Spread betting companies
Wondering how to choose between spread betting companies? This article discusses all you need to know in order to make the right choice for you....
While the UK is now awash with spread betting firms and brokers competing for your business, choosing the right one can still seem a daunting task for those new to financial spread betting. This page is intended to help you cross that bridge.
Consider the spread on offer from various spread betting companies:
the transaction costs associated with spread betting are built into the difference between the price at which you can buy and sell various instruments. Therefore, you need to ensure that the spread betting firm that you choose offers favourable spreads. Do your homework because some spread betting brokers will advertise great spreads for particular popular markets without mentioning anything about other markets that they cover. What you want is a broker that has tight spreads across the board. Remember, the wider the spread, the more you pay to trade. Profitable online spread betting is hard enough without losing money on wide spreads.
Price fill and slippage varies across spread betting companies:
do you get a different dealing price to the one originally quoted, or do your orders get filled at a better or worse price?
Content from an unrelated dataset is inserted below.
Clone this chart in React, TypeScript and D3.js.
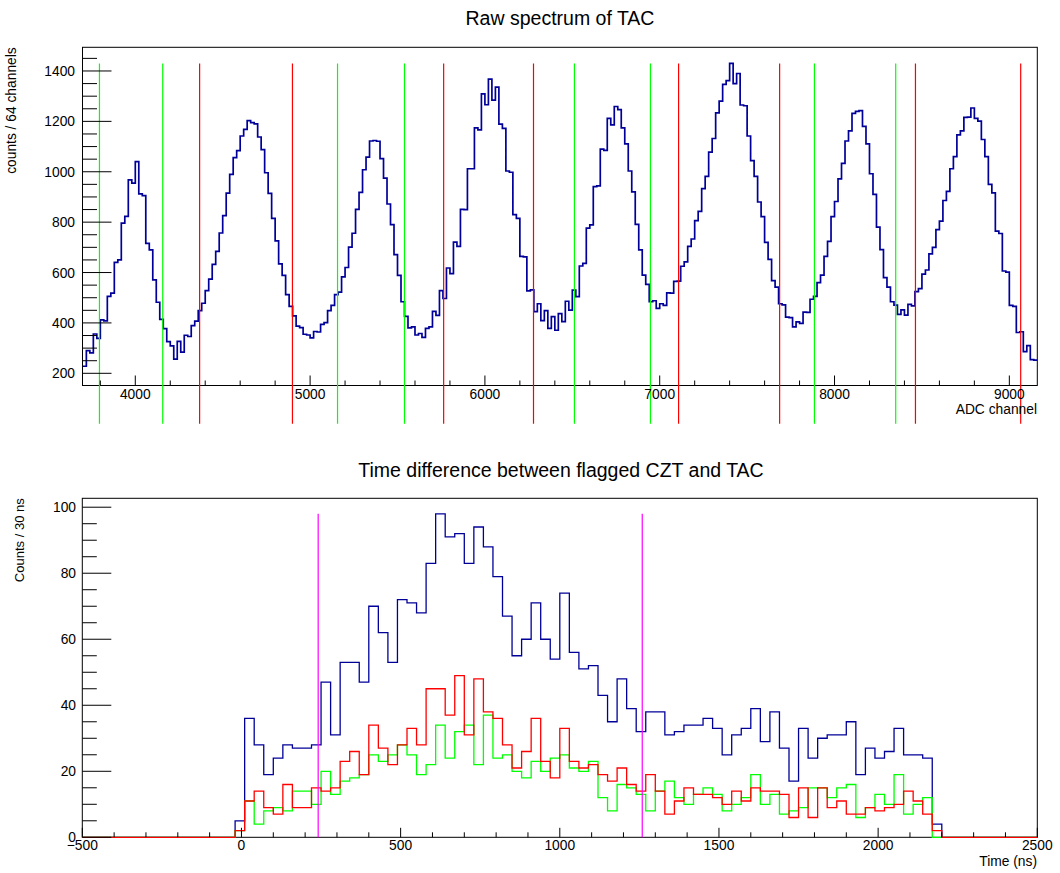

It is worth watching out for any differences in quoted prices and actually dealing prices. Since a spread bet is based on an underlying security or market, the price of the two should move in tandem. Consequently, while the market is open, your dealer should execute your trades at the prevailing market price. If you are unable to deal at the market price, perhaps it's time to open an account with another company.
Quality of trading platform varies across spread betting companies:
ease of use of trading platform, need for complicated downloads or simple web interface? You want the spread betting process to be as effortless as possible to mitigate the chances of errors due to technology. Some spread betting brokers are better than others in this regard.
Range of markets covered:
Not all spread betting companies cover all markets. Indeed some brokers only cover a handful of markets. While this may not necessarily be a problem (in fact, a limited number of markets may be a blessing in disguise for a new trader, since it helps you to focus), it pays to know that there is a wide range of potential trading opportunities available to you should you want to take advantage of different opportunities.
Extended trading hours:
can you trade at any time of the day to suit you? Some spread betting companies now offer the possibility of round-the clock online trading. While you may not want to trade 24 hours a day, it may be very useful to be able to place a trade that you have researched once you get back home from work in the evening if you are not a full-time trader. This provides a major advantage over traditional share trading where traders who make trading decisions at the end of the trading day on the basis of the daily closing price have to wait till the markets open again the following morning in order to place a trade.
Options for placing the trade:
does your spreadbetting broker offer facilities for trading by phone as well as online? How about mobile trading on iphones and the like? With the wide range of spread betting companies offering online trading platforms, there is no reason why you should not go for the broker that offers you the greatest convenience.